A new study finally gives us a look into how AI agents perform at real work


Made with Midjourney

Can you really use AI agents to be more efficient at work? Here’s what a new study says.

Upwork’s Human+Productivity Index (HAPI). Upwork’s HAPI is one of the first data-driven evaluations of AI agent performance on real client work. The study tested AI agents from three frontier models (Claude Sonnet 4, Gemini 2.5 Pro, and OpenAI GPT-5) across 300 Upwork projects, specifically selecting simple tasks AI agents could reasonably handle.

Where AI agents do (and don’t) excel. Results from the test showed that AI agents perform best at tasks with objectively correct answers, like math or basic coding. But qualitative work like designing landing pages or crafting marketing copy? That’s where agents struggled — at least without human guidance.
For improved results, add human experts. AI agents performed much better when human experts were added to the mix. On average, job completion rates jumped 70% when humans and agents collaborated versus agents working alone. This pattern was consistent across different styles of work.

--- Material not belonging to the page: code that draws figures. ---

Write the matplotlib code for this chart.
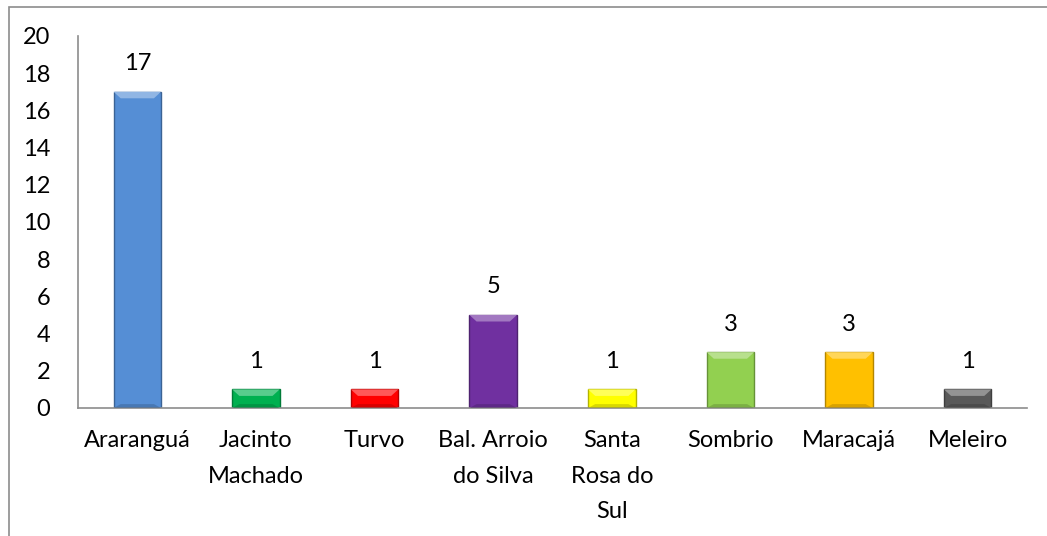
import matplotlib.pyplot as plt
from matplotlib.patches import Rectangle, Polygon
import matplotlib.colors as mcolors

cities = ["Araranguá", "Jacinto\nMachado", "Turvo", "Bal. Arroio\ndo Silva",
          "Santa\nRosa do\nSul", "Sombrio", "Maracajá", "Meleiro"]
counts = [17, 1, 1, 5, 1, 3, 3, 1]
colors = ["#558ED5", "#00B050", "#FF0000", "#7030A0",
          "#FFFF00", "#92D050", "#FFC000", "#595959"]

plt.rcParams['font.family'] = ['Lato', 'DejaVu Sans']
FS = 17

fig = plt.figure(figsize=(10.47, 5.36), dpi=100)
W, H = 1047, 536
ax = fig.add_axes([78 / W, 1 - 408 / H, (1027 - 78) / W, (408 - 36) / H])

# chart frame (only left/top edges visible in the reference)
fig.patches.append(Rectangle((9 / W, -0.1), 1.2, 1 - 6.5 / H + 0.1,
                             transform=fig.transFigure, fill=False,
                             edgecolor="#8c8c8c", linewidth=1.2))

width = 0.4
x = range(len(cities))
bars = ax.bar(x, counts, width=width, color=colors, zorder=2)

# little bevel on top of each bar
for rect, c in zip(bars, colors):
    x0 = rect.get_x()
    w = rect.get_width()
    h = rect.get_height()
    dark = [v * 0.7 for v in mcolors.to_rgb(c)]
    light = [v + (1 - v) * 0.35 for v in mcolors.to_rgb(c)]
    rect.set_edgecolor(dark)
    rect.set_linewidth(1.0)
    bev = 0.35
    inset = w * 0.15
    ax.add_patch(Polygon([(x0, h), (x0 + w, h), (x0 + w - inset, h - bev),
                          (x0 + inset, h - bev)], closed=True,
                         facecolor=light, edgecolor="none", zorder=3))
    ax.add_patch(Polygon([(x0, 0), (x0 + w, 0), (x0 + w - inset, bev * 0.6),
                          (x0 + inset, bev * 0.6)], closed=True,
                         facecolor=dark, edgecolor="none", alpha=0.5, zorder=3))
    ax.text(rect.get_x() + w / 2, h + 0.95, str(int(h)), ha="center",
            va="bottom", fontsize=FS)

ax.set_xlim(-0.5, len(cities) - 0.5)
ax.set_ylim(0, 20)
ax.set_yticks(range(0, 21, 2))
ax.set_xticks(list(x))
ax.set_xticklabels(cities, fontsize=FS, linespacing=1.85, va="top")
ax.tick_params(axis="y", labelsize=FS, length=0, pad=20)
ax.tick_params(axis="x", length=0, pad=16)

for s in ["top", "right"]:
    ax.spines[s].set_visible(False)
ax.spines["left"].set_color("#8c8c8c")
ax.spines["bottom"].set_color("#8c8c8c")
ax.spines["left"].set_linewidth(1.2)
ax.spines["bottom"].set_linewidth(1.2)

fig.savefig("out.png", dpi=100)
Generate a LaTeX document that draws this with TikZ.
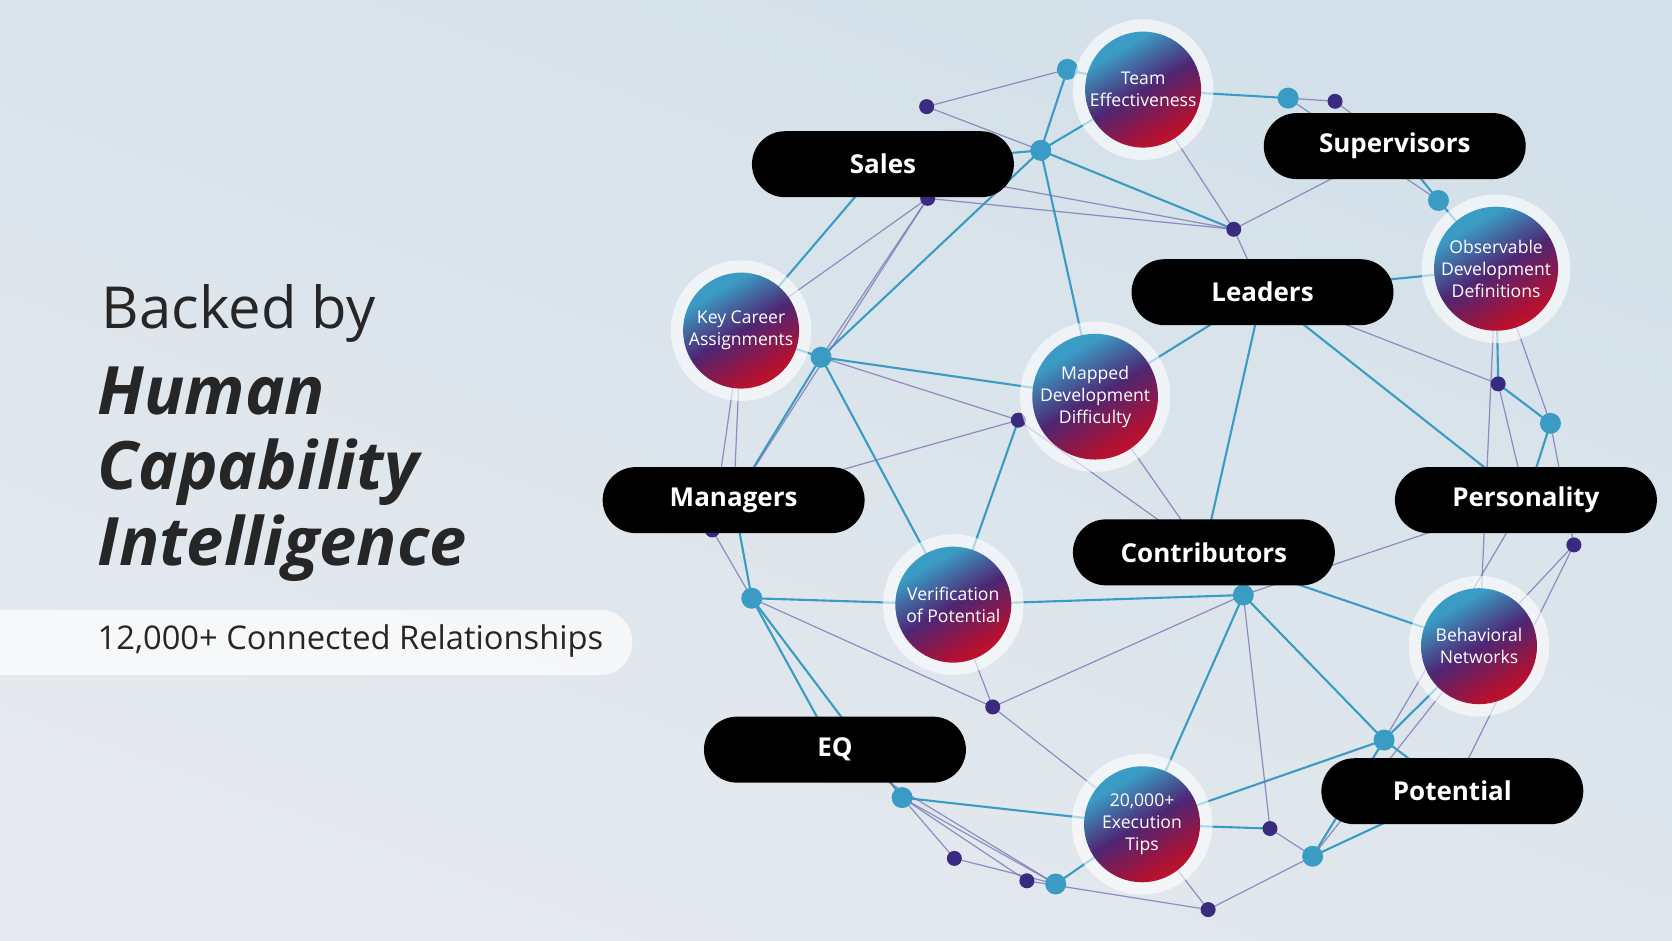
\documentclass[tikz,border=0pt]{standalone}
\usepackage{fontspec}
\setmainfont{Open Sans}
\usetikzlibrary{backgrounds}
\definecolor{tealdot}{HTML}{3A9CC4}
\definecolor{purpdot}{HTML}{3A2A80}
\definecolor{thinline}{HTML}{7A78B8}
\definecolor{bgtop}{HTML}{D3E0E9}
\definecolor{bgbot}{HTML}{E6EAEE}
\pgfdeclarehorizontalshading{orb}{100bp}{color(0bp)=(tealdot); color(30bp)=(tealdot); color(50bp)=(purpdot!90!red); color(70bp)=(red!60!purpdot); color(100bp)=(red!80!orange)}
\tikzset{
  x=0.01066cm, y=-0.01066cm,
  orb/.style={circle, minimum size=1.16cm, shading=orb, shading angle=-60,
    text=white, align=center, font=\fontsize{5}{6.3}\selectfont, inner sep=0pt,
    preaction={draw=white, draw opacity=0.6, line width=7pt}},
  pill/.style={rounded corners=3.3mm, fill=black, text=white, minimum width=2.62cm,
    minimum height=0.66cm, font=\fontsize{7.4}{9}\selectfont\bfseries},
  bigdot/.style={circle, fill=tealdot, minimum size=0.21cm, inner sep=0pt},
  smalldot/.style={circle, fill=purpdot, minimum size=0.15cm, inner sep=0pt},
  edge/.style={tealdot, line width=0.6pt},
  faint/.style={thinline, line width=0.35pt, opacity=0.8},
}
\begin{document}
\begin{tikzpicture}
\useasboundingbox (0,0) rectangle (1568,882);

% title block
\node[anchor=west, font=\fontsize{16.5}{18}\selectfont, text=black!85] (backed) at (84,294) {Backed by};
\node[anchor=north west, align=left, font=\fontsize{19}{21.5}\selectfont\bfseries\itshape, text=black!85] (hci) at (80,332)
  {Human\\Capability\\Intelligence};
\fill[white, opacity=0.7, rounded corners=3.2mm] (-40,572) rectangle (593,633);
\node[anchor=west, font=\fontsize{9.3}{11}\selectfont, text=black!85] (rel) at (80,601) {12,000+ Connected Relationships};

% dots
\foreach \n/\x/\y in {t1/1001/65, t2/1208/92, t3/976/141, t4/1349/188, t5/770/335, t6/1454/397,
  t7/705/561, t8/1166/558, t9/1298/694, t10/846/748, t11/990/829, t12/1231/803}
  \node[bigdot] (\n) at (\x,\y) {};
\foreach \n/\x/\y in {p1/869/100, p2/1252/95, p3/870/186, p4/1157/215, p5/955/394, p6/1405/360,
  p7/1476/511, p8/668/497, p9/931/663, p10/1191/777, p11/895/805, p12/963/826, p13/1133/853}
  \node[smalldot] (\n) at (\x,\y) {};

% spheres
\node[orb] (team) at (1072,84) {Team\\Effectiveness};
\node[orb] (obs) at (1403,252) {Observable\\Development\\Definitions};
\node[orb] (key) at (695,310) {Key Career\\Assignments};
\node[orb] (mapped) at (1027,372) {Mapped\\Development\\Difficulty};
\node[orb] (verif) at (894,567) {Verification\\of Potential};
\node[orb] (behav) at (1387,606) {Behavioral\\Networks};
\node[orb] (tips) at (1071,773) {20,000+\\Execution\\Tips};

% labels
\node[pill] (sales) at (828,154) {Sales};
\node[pill] (superv) at (1308,137) {Supervisors};
\node[pill] (leaders) at (1184,274) {Leaders};
\node[pill] (managers) at (688,469) {Managers};
\node[pill] (person) at (1431,469) {Personality};
\node[pill] (contrib) at (1129,518) {Contributors};
\node[pill] (eq) at (783,703) {EQ};
\node[pill] (potential) at (1362,742) {Potential};

\begin{scope}[on background layer]
\shade[top color=bgtop, bottom color=bgbot, shading angle=-20] (0,0) rectangle (1568,882);
\foreach \a/\b in {team/t1, team/t2, team/t3, t1/t3, t3/sales, t3/t5, t3/mapped, t5/mapped, t5/key,
  t5/managers, t5/verif, t4/obs, superv/t4, obs/p6, p6/t6, mapped/leaders, leaders/contrib,
  contrib/behav, behav/t9, t9/t12, t9/tips, t9/potential, t8/tips, t8/verif, t8/t9, t7/managers,
  t7/eq, t7/t10, t10/tips, t11/tips, t12/potential, p5/verif, key/sales, t6/person, obs/leaders,
  leaders/person, t3/p4, verif/t7, tips/p10}
  \draw[edge] (\a.center) -- (\b.center);
\foreach \a/\b in {t1/p1, t2/p2, p1/t3, p3/p4, p3/t5, p3/key, p3/managers, p4/superv, p4/leaders,
  p5/t5, p5/managers, p5/contrib, p6/leaders, p6/person, p7/t6, p7/behav, p7/potential, p8/key,
  p8/t7, p9/verif, p9/t8, p9/tips, p9/t7, p10/t12, p10/t8, p11/t10, p11/t11, p12/t10, p12/p13,
  p13/t12, p13/tips, t2/t4, team/p4, sales/p4, mapped/contrib, t8/person, key/managers,
  behav/obs, t11/t10, p2/superv, behav/t12, eq/t11, obs/t6, t9/person}
  \draw[faint] (\a.center) -- (\b.center);
\end{scope}
\end{tikzpicture}
\end{document}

Don’t quit on agents yet. Does this mean learning to use AI agents is a waste of time? Not at all. Upwork CTO Andrew Rabinovich points out that “Where a project might take a freelancer days to complete independently, the agent-plus-human approach can deliver results in hours through iterative cycles of automated work and expert refinement.”
Upwork’s results show that human expertise directing AI horsepower can help compress days’ worth of work into hours.

via Superhuman